The whole way the Haskell ecosystem deals with strings feels like one of the most awkward and flimsy of any language I’ve dealt with which is really annoying.
One of the first issues people deal with are whether to use String
, or Text
. And it is always better to use Text
, but you’d usually see people avoid using it because it isn’t in base
, and also because it is just more convenient to work with String
s. Especially without OverloadedStrings
… and even those are not a panacea, either, as they’re known to introduce some issues when it comes to inference in particular. Unfortunately, educational material mostly uses String
. I don’t know of many well known projects that use String
instead of Text
, personally, but I know that there is a fracture in terms of which to use, because String
is more convenient for being in base
, despite Text
being the better solution (though more awkward because some thing are built around String
s, and because of OverloadedStrings
)
That covers the last 3 things in the title, but what about Show
? It’s kind of well known that Show
is an annoying typeclass in the community, I believe. It doesn’t really match well between how you’d have other usages of similar functions like for other languages, like Rust’s Display
and Debug
. That is because it’s intended more of a counterpart to Read
… And the issue of Show
revolving around String
, rather than using the better option of Text
.
There’s a few different workarounds for Show
, like text-show
. And for example, pretty-simple
for pretty-printing. But the need to rely on these libraries for what I would say is just behavior that’s simple enough to build into base
(or core libraries) by default is really irritating, and it causes people to reach for the more ad-hoc, less reliable solutions, which further cause a fracture in terms of usage.
In ancient times (2 years ago), there has been some great discussion about merging Data.Text into base
, which I totally agree with, and while it would probably help a lot with the String
/Text
/OverloadedStrings
issue… the mechanics of Show
would need to be re-discussed IMO, and if we should remove it, change it’s behavior, or add entirely different typeclasses like Display
and Pretty
for user-facing output and pretty printing respectively.
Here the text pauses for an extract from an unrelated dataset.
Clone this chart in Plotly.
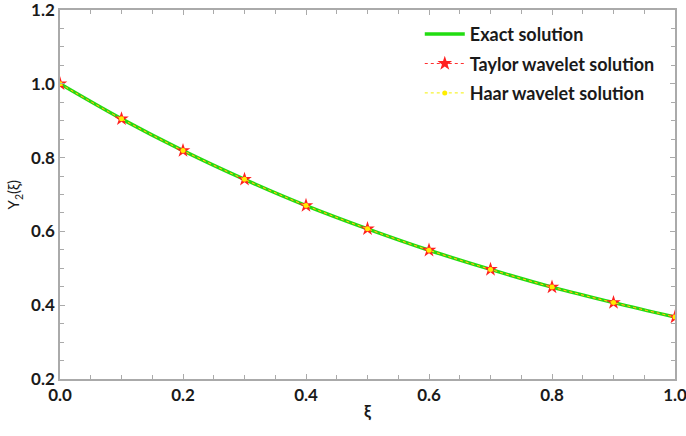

That being said, OverloadedStrings
wouldn’t be required anymore for Text
, but it could be useful for bytestrings, and it feels like from there we’d kind of fall into the same issues we get today, although less so, since I presume there would be less inference issues.
[NOTE: The post effectively ends there. The next part kind of involves some incoherent ramblings that I’ll have to edit later… If you want to ignore this, you can skip until the next note you see]
Recently, there has been a little bit more discussion on the delightful proposal that intends to add convenient string interpolation into Haskell, and in such discussion I feel there have been some issues with the design of how they exactly want to present it to get it working in a generic way for all the different forms of strings. Personally, I think a part of this stems from the issue that comes from Show
and how it’s simply not doing what people need it to do.
Nevertheless, there’s also the issue of whether to distinguish a normal string literal from an interpolated one, and if we need to distinguish an interpolated one… I think we have some nice things to add, but I’m not sure.
This is (well, barely, really), a bit of an odd solution to how we would do things without OverloadedStrings
. I don’t particularly have a good syntactical suggestion for this, I would probably have to ask people to recommend them, but distinguishing string literals allows us to not only distinguish an interpolated string from an interpolated one, it would allow us to distinguish string literals that represent different types. so for example, you could do b"hello world"
to represent a Strict ByteString. Of course, that’s just syntax I came up with on the fly, but I think that it’ll help make errors a little easier to understand than OverloadedStrings
. Specifically, I’m imagining this in a world where String
was removed from base
entirely and replaced with Text
, in which case the default string literal would simply evaluate to Text
. I know that one thing that should be thought about is whether to provide possibilities for all the different forms of bytestrings, like short bytestrings, lazy, strict, etc. I suppose at that point it gets a little too much, and the idea starts to sound really stupid. Uh, I guess you can ignore it, if so…
Nevertheless, the point I brought this up isn’t exactly to theorize about some badly thought out form of string literal, but to show that I think it’s an example where if Show
was a little bit better, and if people were to do away with String
entirely, it could have been made a little easier. Or maybe not, now that I think about it. So perhaps just ignore me mentioning that PR at all other than saying that it’s delightful… it would definitely be a very nice QoL addition to Haskell…
While the main topic of this post is about strings and how we handle them, I also feel like some part of the issue has to do with the fact that base
is kind of in lockstep with the compiler, there has been some discussion about separating it from the compiler, but I’m not quite sure how helpful that is. It feels like another part of the issue has to do with the fact that typeclasses are kind of difficult to deal with if you change them across versions… it turns out, some module shenanigans (via cabal
?) are a possible solution, but I have never seen them touted or recommended…
[NOTE: The rant ends here!]
Sorry for this being such a messy, stream of consciousness type of post… I think to help make it clear what my intentions are, I think the best way forward for the Haskell ecosystem is to erase String
everywhere, not just in base
, and just start using Text
instead! It’s probably one of the most difficult things to do in Haskell right now, but I think it’s necessary, it feels like it has been for a while… it seems to me like delaying it will only make the issue worse in the future.